Pitfalls in relation to sick pay

Under Swiss law, an employer is obliged to provide sick pay for a specific period of time which progressively increases in line with the number of years of service (Article 324a ss. Swiss Code of Obligations). Usually, employers provide daily sickness allowance insurance for their employees covering 80% of salary during a period of up to 730 days of illness. It is not uncommon for an employer to agree to pay the remaining 20% of salary as a social benefit.

Contract terms providing for such additional benefits require particular care, as was recently confirmed by a decision of the Swiss Federal Supreme Court (4A_50/2011 of 6 April 2011).  The case before the Court concerned the meaning of a contract clause in the following terms:

You will be insured under the collective daily sickness allowance insurance which will be financed by the employer. In the event of incapacity to work due to illness, you will be paid 100% of salary for up to 730 days from the beginning of the illness.”

The employee fell ill during his notice period and was still sick after his  employment came to an end.

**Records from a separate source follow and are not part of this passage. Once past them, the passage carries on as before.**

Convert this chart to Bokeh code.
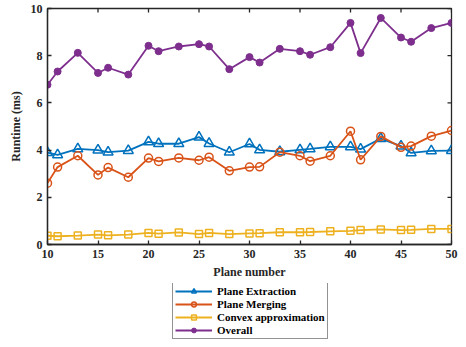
import math
from bokeh.plotting import figure
from bokeh.layouts import column
from bokeh.models import Legend, LegendItem, Range1d, FixedTicker
from bokeh.embed import file_html
from bokeh.resources import INLINE

# ---- data ----
plane_number = [10, 11, 13, 15, 16, 18, 20, 21, 23, 25, 26, 28, 30, 31, 33, 35, 36, 38, 40, 41, 43, 45, 46, 48, 50]
plane_extraction = [3.89, 3.80, 4.05, 4.00, 3.91, 3.98, 4.35, 4.27, 4.27, 4.55, 4.28, 3.91, 4.26,
                    4.01, 3.93, 4.01, 4.05, 4.14, 4.14, 4.04, 4.49, 4.17, 3.88, 3.97, 3.98]
plane_merging = [2.60, 3.28, 3.76, 2.95, 3.26, 2.85, 3.66, 3.52, 3.67, 3.57, 3.70, 3.12, 3.28,
                 3.29, 3.91, 3.76, 3.53, 3.76, 4.80, 3.59, 4.58, 4.12, 4.17, 4.59, 4.83]
convex_approx = [0.37, 0.35, 0.38, 0.42, 0.39, 0.42, 0.49, 0.46, 0.51, 0.44, 0.49, 0.44, 0.47,
                 0.48, 0.52, 0.52, 0.53, 0.56, 0.58, 0.61, 0.64, 0.61, 0.62, 0.66, 0.66]
overall = [6.77, 7.33, 8.12, 7.27, 7.49, 7.20, 8.42, 8.19, 8.39, 8.49, 8.39, 7.43, 7.94,
           7.71, 8.29, 8.19, 8.04, 8.36, 9.39, 8.11, 9.60, 8.77, 8.59, 9.17, 9.39]
series_names = ["Plane Extraction", "Plane Merging", "Convex approximation", "Overall"]
x_ticks = [10, 15, 20, 25, 30, 35, 40, 45, 50]
y_ticks = [0, 2, 4, 6, 8, 10]

FONT = "Liberation Serif"
AX = "#262626"
BLUE, ORANGE, YELLOW, PURPLE = "#0072BD", "#D95319", "#EDB120", "#7E2F8E"
LW = 1.8

p = figure(width=458, height=283, output_backend="svg", toolbar_location=None,
           x_range=Range1d(x_ticks[0], x_ticks[-1]), y_range=Range1d(y_ticks[0], y_ticks[-1]),
           min_border_left=47, min_border_right=7, min_border_top=8, min_border_bottom=39,
           x_axis_label="Plane number", y_axis_label="Runtime (ms)")
p.xgrid.visible = False
p.ygrid.visible = False
p.outline_line_color = AX
p.outline_line_width = 1.3


def style(ax, ticks):
    ax.ticker = FixedTicker(ticks=ticks)
    ax.axis_line_color = AX
    ax.axis_line_width = 1.3
    ax.major_tick_line_color = AX
    ax.major_tick_line_width = 1.3
    ax.major_tick_in = 4
    ax.major_tick_out = 0
    ax.minor_tick_line_color = None
    ax.major_label_text_font = FONT
    ax.major_label_text_font_style = "bold"
    ax.major_label_text_font_size = "12px"
    ax.major_label_text_color = AX
    ax.axis_label_text_font = FONT
    ax.axis_label_text_font_style = "bold"
    ax.axis_label_text_font_size = "12px"
    ax.axis_label_text_color = AX


style(p.xaxis[0], x_ticks)
style(p.yaxis[0], y_ticks)
p.xaxis[0].major_label_standoff = 5
p.xaxis[0].axis_label_standoff = 4
p.yaxis[0].major_label_standoff = 5
p.yaxis[0].axis_label_standoff = 5

# inward ticks on the top and right edges of the box
p.ray(x=x_ticks, y=[y_ticks[-1]] * len(x_ticks), length=4, length_units="screen",
      angle=-math.pi / 2, line_color=AX, line_width=1.3)
p.ray(x=[x_ticks[-1]] * len(y_ticks), y=y_ticks, length=4, length_units="screen",
      angle=math.pi, line_color=AX, line_width=1.3)

series = [plane_extraction, plane_merging, convex_approx, overall]
styles = [
    dict(color=BLUE, marker="triangle", size=10, fill=None, mlw=1.5),
    dict(color=ORANGE, marker="circle", size=8, fill=None, mlw=1.5),
    dict(color=YELLOW, marker="square", size=7, fill=None, mlw=1.5),
    dict(color=PURPLE, marker="circle", size=7, fill=PURPLE, mlw=1),
]

for ys, st in zip(series, styles):
    p.line(plane_number, ys, line_color=st["color"], line_width=LW)
    p.scatter(plane_number, ys, marker=st["marker"], size=st["size"],
              line_color=st["color"], fill_color=st["fill"], line_width=st["mlw"])

# ---- legend in its own strip below the chart ----
# The strip's view range lies away from the data, so its renderers only feed the legend.
leg = figure(width=458, height=56, output_backend="svg", toolbar_location=None,
             x_axis_location=None, y_axis_location=None,
             min_border_left=47, min_border_right=7, min_border_top=0, min_border_bottom=0,
             x_range=Range1d(0, 1), y_range=Range1d(0, 1))
leg.xgrid.visible = False
leg.ygrid.visible = False
leg.outline_line_color = None

items = []
for name, ys, st in zip(series_names, series, styles):
    lr = leg.line(plane_number, ys, line_color=st["color"], line_width=LW)
    mr = leg.scatter(plane_number, ys, marker=st["marker"], size=st["size"],
                     line_color=st["color"], fill_color=st["fill"], line_width=st["mlw"])
    items.append(LegendItem(label=name, renderers=[lr, mr]))

legend = Legend(items=items, location=(125, 0), orientation="vertical")
legend.label_text_font = FONT
legend.label_text_font_style = "bold"
legend.label_text_font_size = "11px"
legend.label_text_color = "black"
legend.label_height = 12
legend.glyph_height = 12
legend.glyph_width = 37
legend.label_standoff = 5
legend.spacing = 1
legend.padding = 2
legend.margin = 0
legend.border_line_color = AX
legend.border_line_width = 1
legend.background_fill_alpha = 1
leg.add_layout(legend)

layout = column(p, leg, spacing=0)
open("out.html", "w").write(file_html(layout, INLINE))
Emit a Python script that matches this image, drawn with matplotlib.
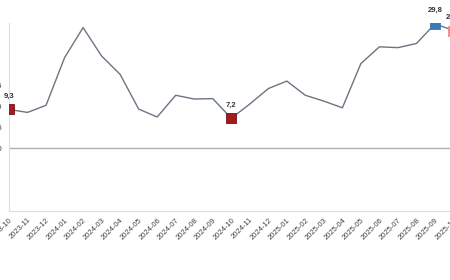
import matplotlib
matplotlib.use("Agg")
import matplotlib.pyplot as plt

months = ["2023-10", "2023-11", "2023-12", "2024-01", "2024-02", "2024-03", "2024-04",
          "2024-05", "2024-06", "2024-07", "2024-08", "2024-09", "2024-10", "2024-11",
          "2024-12", "2025-01", "2025-02", "2025-03", "2025-04", "2025-05", "2025-06",
          "2025-07", "2025-08", "2025-09", "2025-10"]
values = [9.3, 8.6, 10.3, 21.7, 28.9, 22.1, 17.7, 9.4, 7.5, 12.7, 11.8, 11.9, 7.2,
          10.6, 14.3, 16.1, 12.7, 11.3, 9.7, 20.3, 24.3, 24.1, 25.1, 29.8, 28.2]
yticks = [-15, -10, -5, 0, 5, 10, 15, 20, 25, 30]

# highlighted points: index -> colour
marked = {0: "#a31a1f", 12: "#a31a1f", 23: "#3b78b8", 24: "#f08a8a"}

plt.rcParams['font.family'] = ['Liberation Sans', 'DejaVu Sans']

fig = plt.figure(figsize=(4.5, 2.8), dpi=100)
ax = fig.add_axes([9/450, 69/280, 444.5/450, 188/280])

x = list(range(len(months)))
ax.plot(x, values, color="#6b7580", lw=1.0, zorder=2)
ax.axhline(0, color="#b0b0b0", lw=1.0, zorder=1)

for i, c in marked.items():
    ax.plot(x[i], values[i], marker="s", ms=6.5, color=c, mec="#7a1014" if c == "#a31a1f" else c,
            mew=0.6, zorder=3)
    ax.annotate(f"{values[i]:.1f}".replace(".", ","), (x[i], values[i]),
                xytext=(0, 7), textcoords="offset points", ha="center", va="bottom",
                fontsize=5.5, fontweight="bold", color="#333333")

ax.set_xlim(0, 24)
ax.set_ylim(-15, 30)
ax.set_yticks(yticks)
ax.set_yticklabels([str(v) for v in yticks], fontsize=6, color="#444444")
ax.set_xticks(x)
ax.set_xticklabels(months, rotation=45, ha="right", va="top", rotation_mode="anchor",
                   fontsize=5.5, color="#444444")
ax.tick_params(axis="y", length=0, pad=5.5)
ax.tick_params(axis="x", length=0, pad=4)

for s in ["top", "right"]:
    ax.spines[s].set_visible(False)
ax.spines["left"].set_color("#dddddd")
ax.spines["bottom"].set_color("#dddddd")
ax.spines["left"].set_linewidth(0.8)
ax.spines["bottom"].set_linewidth(0.8)

fig.savefig("out.png", dpi=100)
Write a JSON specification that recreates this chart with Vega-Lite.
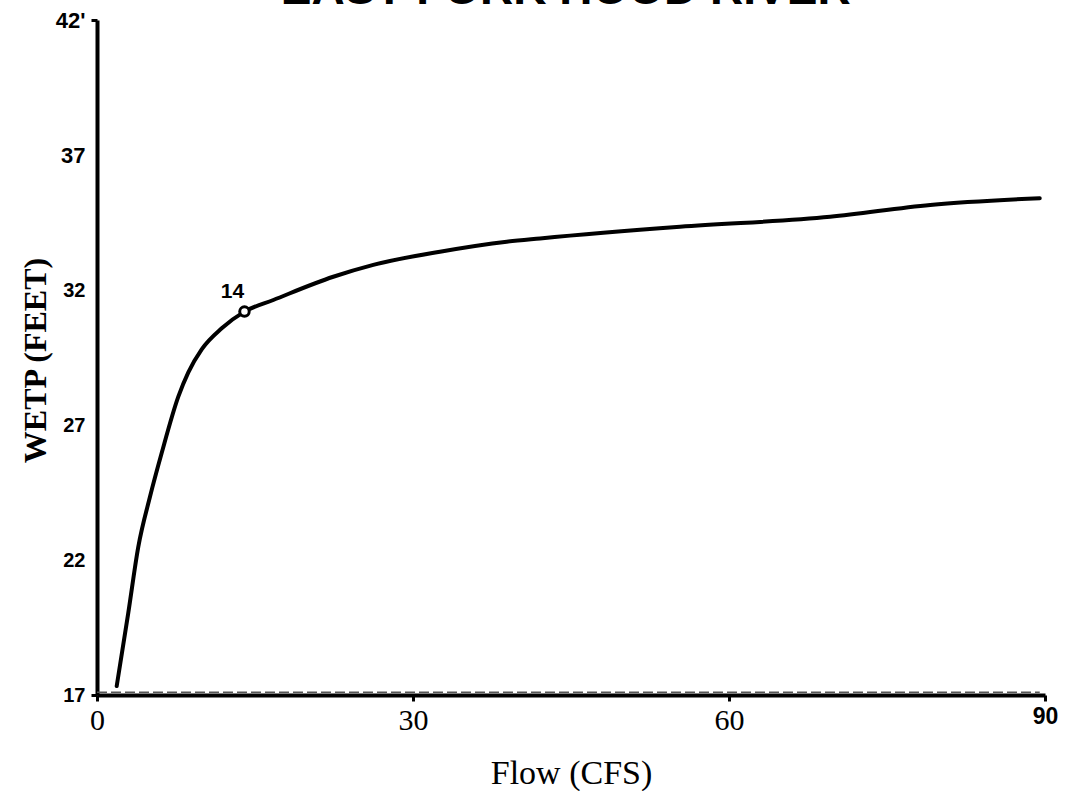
{
  "$schema": "https://vega.github.io/schema/vega-lite/v6.json",
  "width": 948,
  "height": 675,
  "autosize": {"type": "none"},
  "padding": {"left": 97, "top": 20, "right": 21, "bottom": 96},
  "background": "white",
  "config": {"view": {"stroke": null}},
  "datasets": {
    "curve": [
      {"flow": 1.87, "wetp": 17.33},
      {"flow": 2.97, "wetp": 20.04},
      {"flow": 3.92, "wetp": 22.49},
      {"flow": 5.03, "wetp": 24.34},
      {"flow": 6.14, "wetp": 25.96},
      {"flow": 7.72, "wetp": 28.05},
      {"flow": 8.67, "wetp": 28.95},
      {"flow": 9.94, "wetp": 29.8},
      {"flow": 11.84, "wetp": 30.58},
      {"flow": 14.0, "wetp": 31.2},
      {"flow": 16.74, "wetp": 31.63},
      {"flow": 22.43, "wetp": 32.49},
      {"flow": 26.23, "wetp": 32.93},
      {"flow": 32.56, "wetp": 33.42},
      {"flow": 38.9, "wetp": 33.79},
      {"flow": 42.06, "wetp": 33.91},
      {"flow": 55.35, "wetp": 34.34},
      {"flow": 69.6, "wetp": 34.71},
      {"flow": 79.1, "wetp": 35.15},
      {"flow": 89.5, "wetp": 35.4}
    ],
    "marker": [{"flow": 14, "wetp": 31.2, "label": "14"}],
    "heading": [{"text": "EAST FORK HOOD RIVER"}]
  },
  "layer": [
    {
      "data": {"name": "curve"},
      "mark": {"type": "line", "color": "black", "strokeWidth": 4, "interpolate": "monotone", "strokeCap": "round"},
      "encoding": {
        "x": {
          "field": "flow",
          "type": "quantitative",
          "scale": {"domain": [0, 90], "nice": false},
          "axis": {
            "values": [0, 30, 60, 90],
            "title": "Flow (CFS)",
            "grid": false,
            "labelFlush": false,
            "domainColor": "black",
            "domainWidth": 4,
            "tickColor": "black",
            "tickWidth": 3,
            "tickSize": 6,
            "labelPadding": 4,
            "labelColor": "black",
            "labelFont": {"condition": {"test": "datum.value == 90", "value": "Liberation Sans"}, "value": "Liberation Serif"},
            "labelFontWeight": {"condition": {"test": "datum.value == 90", "value": 900}, "value": "normal"},
            "labelFontSize": {"condition": {"test": "datum.value == 90", "value": 23}, "value": 30},
            "titleFont": "Liberation Serif",
            "titleFontSize": 34,
            "titleFontWeight": "normal",
            "titleColor": "black",
            "titleBaseline": "alphabetic",
            "titleY": 88
          }
        },
        "y": {
          "field": "wetp",
          "type": "quantitative",
          "scale": {"domain": [17, 42], "nice": false, "zero": false},
          "axis": {
            "values": [17, 22, 27, 32, 37, 42],
            "title": "WETP (FEET)",
            "grid": false,
            "labelFlush": false,
            "labelExpr": "datum.value == 42 ? \"42'\" : datum.label",
            "domainColor": "black",
            "domainWidth": 4,
            "tickColor": "black",
            "tickWidth": 3,
            "tickSize": 6,
            "tickOpacity": {"condition": {"test": "datum.value == 42 || datum.value == 17", "value": 1}, "value": 0},
            "labelPadding": 6,
            "labelColor": "black",
            "labelFont": "Liberation Sans",
            "labelFontWeight": {"condition": {"test": "datum.value == 37", "value": 900}, "value": "bold"},
            "labelFontSize": {"condition": {"test": "datum.value == 37 || datum.value == 42", "value": 22}, "value": 20},
            "titleFont": "Liberation Serif",
            "titleFontSize": 32,
            "titleFontWeight": "bold",
            "titleColor": "black",
            "titleBaseline": "alphabetic",
            "titleX": -52,
            "titleY": 340
          }
        }
      }
    },
    {
      "data": {"name": "marker"},
      "mark": {"type": "point", "shape": "circle", "filled": false, "fill": "white", "fillOpacity": 1, "stroke": "black", "strokeWidth": 3, "size": 90, "opacity": 1},
      "encoding": {
        "x": {"field": "flow", "type": "quantitative"},
        "y": {"field": "wetp", "type": "quantitative"}
      }
    },
    {
      "data": {"name": "marker"},
      "mark": {"type": "text", "dx": -12, "dy": -20, "font": "Liberation Sans", "fontWeight": "bold", "fontSize": 21, "color": "black"},
      "encoding": {
        "x": {"field": "flow", "type": "quantitative"},
        "y": {"field": "wetp", "type": "quantitative"},
        "text": {"field": "label"}
      }
    },
    {
      "data": {"name": "heading"},
      "mark": {"type": "text", "font": "Liberation Sans", "fontWeight": "bold", "fontSize": 46, "color": "black", "align": "center", "baseline": "alphabetic", "clip": false},
      "encoding": {
        "x": {"datum": 44.5},
        "y": {"datum": 42.6},
        "text": {"field": "text"}
      }
    },
    {
      "data": {"values": [{}]},
      "mark": {"type": "rule", "strokeDash": [10, 4], "strokeWidth": 1.5, "color": "#555"},
      "encoding": {
        "y": {"datum": 17.1},
        "x": {"datum": 0},
        "x2": {"datum": 89.5}
      }
    }
  ]
}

A dispute arose over whether the employer’s obligation to make salary payments ended on the termination date or continued for the duration of the illness up to a total of 730 days.

The Swiss Federal Supreme Court held that where the employment contract does not provide for daily sickness allowance insurance, sick pay by the employer is presumed to end on the last day of the employment contract.  In contrast, where an employment contract does provide for daily sickness allowance insurance, there is a presumption (unless the contract states otherwise) that an employee whose employment ends while they are receiving sickness allowance will nevertheless continue to receive such benefits until they recover or the insured period expires, whichever happens sooner.  Furthermore, (and again, unless the contract says otherwise) in the event that the employer has agreed to pay 100% of salary which is only partly covered by the insurance, the employer must continue to pay the difference for this entire period.

In light of this case, employers should take care to explicitly limit their liability to make payments to the duration of the employment contract.